### Data extract
<<<<

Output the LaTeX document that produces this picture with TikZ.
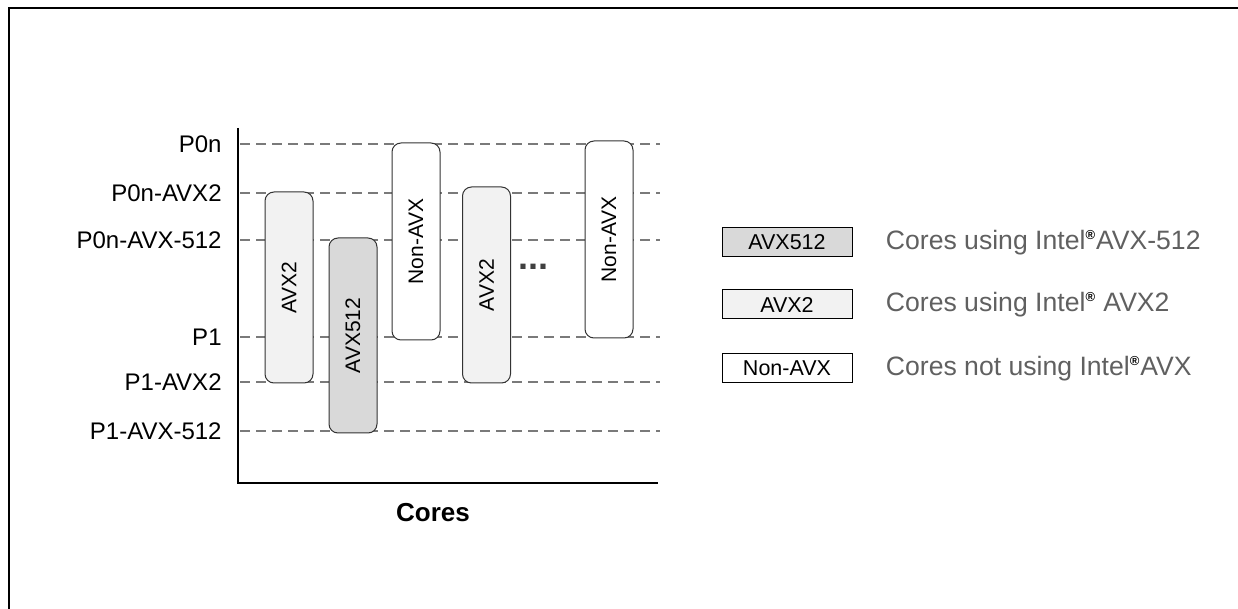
\documentclass[tikz,border=0pt]{standalone}
\usepackage{fontspec}
\setmainfont{Liberation Sans}
\usetikzlibrary{positioning}
\definecolor{fillavxfive}{HTML}{D9D9D9}
\definecolor{fillavxtwo}{HTML}{F2F2F2}
\definecolor{levelgray}{HTML}{7A7A7A}
\definecolor{legendgray}{HTML}{606060}
\definecolor{dotgray}{HTML}{404040}
\providecommand{\regmark}{{\color{black}\textsuperscript{\fontsize{6.5}{7}\selectfont\bfseries ®}}}

\begin{document}
\begin{tikzpicture}[x=0.5pt, y=-0.5pt, node distance=16pt,
    level label/.style={anchor=east, inner sep=0pt, font=\fontsize{12}{14}\selectfont},
    level line/.style={draw=levelgray, line width=1.2pt, dash pattern=on 5pt off 3pt},
    core bar/.style={draw=black!80, line width=0.5pt, rounded corners=4.5pt, rotate=90, minimum height=24pt, inner sep=0pt, font=\fontsize{10.5}{12}\selectfont},
    legend box/.style={draw, line width=0.5pt, minimum width=65pt, minimum height=14.5pt, inner sep=0pt, font=\fontsize{10.75}{12}\selectfont},
    legend text/.style={inner sep=0pt, text=legendgray, font=\fontsize{13.3}{15}\selectfont}]
    \useasboundingbox (0,0) rectangle (1238,609);

    % outer frame
    \coordinate (frame bottom) at (9,609);
    \coordinate (frame corner) at (9,8);
    \coordinate (frame right) at (1238,8);
    \draw[line width=1.2pt] (frame bottom) -- (frame corner) -- (frame right);

    % frequency levels
    \foreach \lvl/\txt in {144/P0n, 193/P0n-AVX2, 240/P0n-AVX-512, 337/P1, 382/P1-AVX2, 431/P1-AVX-512}{
        \coordinate (level \txt) at (240,\lvl);
        \coordinate (level end \txt) at (660,\lvl);
        \node[level label] (label \txt) at (222,\lvl) {\txt};
        \draw[level line] (level \txt) -- (level end \txt);
    }

    % axes
    \coordinate (axis top) at (238,128);
    \coordinate (origin) at (238,483);
    \coordinate (axis end) at (658,483);
    \draw[line width=0.9pt] (axis top) -- (origin) -- (axis end);
    \node[font=\fontsize{13}{15}\selectfont\bfseries] (cores label) at (433,513) {Cores};

    % cores
    \node[core bar, fill=fillavxtwo, minimum width=95.5pt] (bar avx2 a) at (289,287.5) {AVX2};
    \node[core bar, fill=fillavxfive, minimum width=97.5pt] (bar avx512) at (353,335.5) {AVX512};
    \node[core bar, fill=white, minimum width=98.5pt] (bar nonavx a) at (416,241.5) {Non-AVX};
    \node[core bar, fill=fillavxtwo, minimum width=98pt] (bar avx2 b) at (486.5,285) {AVX2};
    \node[anchor=base, text=dotgray, font=\fontsize{18}{18}\selectfont\bfseries] (more cores) at (533,270) {...};
    \node[core bar, fill=white, minimum width=98.5pt] (bar nonavx b) at (609,239.5) {Non-AVX};

    % legend
    \node[legend box, fill=fillavxfive] (key avx512) at (787,242.5) {AVX512};
    \node[legend box, fill=fillavxtwo, below=16pt of key avx512] (key avx2) {AVX2};
    \node[legend box, fill=white, below=17pt of key avx2] (key nonavx) {Non-AVX};
    \node[legend text, right=16.5pt of key avx512] (text avx512) {Cores using Intel\regmark AVX-512};
    \node[legend text, right=16.5pt of key avx2] (text avx2) {Cores using Intel\regmark\ AVX2};
    \node[legend text, right=16.5pt of key nonavx] (text nonavx) {Cores not using Intel\regmark AVX};
\end{tikzpicture}
\end{document}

>>>>

### Your task
From the material above, copy everything exactly but the pictures.

### Response to this exercise
Output the LaTeX document that produces this picture with TikZ.
\documentclass[tikz,border=0pt]{standalone}
\usepackage{fontspec}
\setmainfont{Liberation Sans}
\usetikzlibrary{positioning}
\definecolor{fillavxfive}{HTML}{D9D9D9}
\definecolor{fillavxtwo}{HTML}{F2F2F2}
\definecolor{levelgray}{HTML}{7A7A7A}
\definecolor{legendgray}{HTML}{606060}
\definecolor{dotgray}{HTML}{404040}
\providecommand{\regmark}{{\color{black}\textsuperscript{\fontsize{6.5}{7}\selectfont\bfseries ®}}}

\begin{document}
\begin{tikzpicture}[x=0.5pt, y=-0.5pt, node distance=16pt,
    level label/.style={anchor=east, inner sep=0pt, font=\fontsize{12}{14}\selectfont},
    level line/.style={draw=levelgray, line width=1.2pt, dash pattern=on 5pt off 3pt},
    core bar/.style={draw=black!80, line width=0.5pt, rounded corners=4.5pt, rotate=90, minimum height=24pt, inner sep=0pt, font=\fontsize{10.5}{12}\selectfont},
    legend box/.style={draw, line width=0.5pt, minimum width=65pt, minimum height=14.5pt, inner sep=0pt, font=\fontsize{10.75}{12}\selectfont},
    legend text/.style={inner sep=0pt, text=legendgray, font=\fontsize{13.3}{15}\selectfont}]
    \useasboundingbox (0,0) rectangle (1238,609);

    % outer frame
    \coordinate (frame bottom) at (9,609);
    \coordinate (frame corner) at (9,8);
    \coordinate (frame right) at (1238,8);
    \draw[line width=1.2pt] (frame bottom) -- (frame corner) -- (frame right);

    % frequency levels
    \foreach \lvl/\txt in {144/P0n, 193/P0n-AVX2, 240/P0n-AVX-512, 337/P1, 382/P1-AVX2, 431/P1-AVX-512}{
        \coordinate (level \txt) at (240,\lvl);
        \coordinate (level end \txt) at (660,\lvl);
        \node[level label] (label \txt) at (222,\lvl) {\txt};
        \draw[level line] (level \txt) -- (level end \txt);
    }

    % axes
    \coordinate (axis top) at (238,128);
    \coordinate (origin) at (238,483);
    \coordinate (axis end) at (658,483);
    \draw[line width=0.9pt] (axis top) -- (origin) -- (axis end);
    \node[font=\fontsize{13}{15}\selectfont\bfseries] (cores label) at (433,513) {Cores};

    % cores
    \node[core bar, fill=fillavxtwo, minimum width=95.5pt] (bar avx2 a) at (289,287.5) {AVX2};
    \node[core bar, fill=fillavxfive, minimum width=97.5pt] (bar avx512) at (353,335.5) {AVX512};
    \node[core bar, fill=white, minimum width=98.5pt] (bar nonavx a) at (416,241.5) {Non-AVX};
    \node[core bar, fill=fillavxtwo, minimum width=98pt] (bar avx2 b) at (486.5,285) {AVX2};
    \node[anchor=base, text=dotgray, font=\fontsize{18}{18}\selectfont\bfseries] (more cores) at (533,270) {...};
    \node[core bar, fill=white, minimum width=98.5pt] (bar nonavx b) at (609,239.5) {Non-AVX};

    % legend
    \node[legend box, fill=fillavxfive] (key avx512) at (787,242.5) {AVX512};
    \node[legend box, fill=fillavxtwo, below=16pt of key avx512] (key avx2) {AVX2};
    \node[legend box, fill=white, below=17pt of key avx2] (key nonavx) {Non-AVX};
    \node[legend text, right=16.5pt of key avx512] (text avx512) {Cores using Intel\regmark AVX-512};
    \node[legend text, right=16.5pt of key avx2] (text avx2) {Cores using Intel\regmark\ AVX2};
    \node[legend text, right=16.5pt of key nonavx] (text nonavx) {Cores not using Intel\regmark AVX};
\end{tikzpicture}
\end{document}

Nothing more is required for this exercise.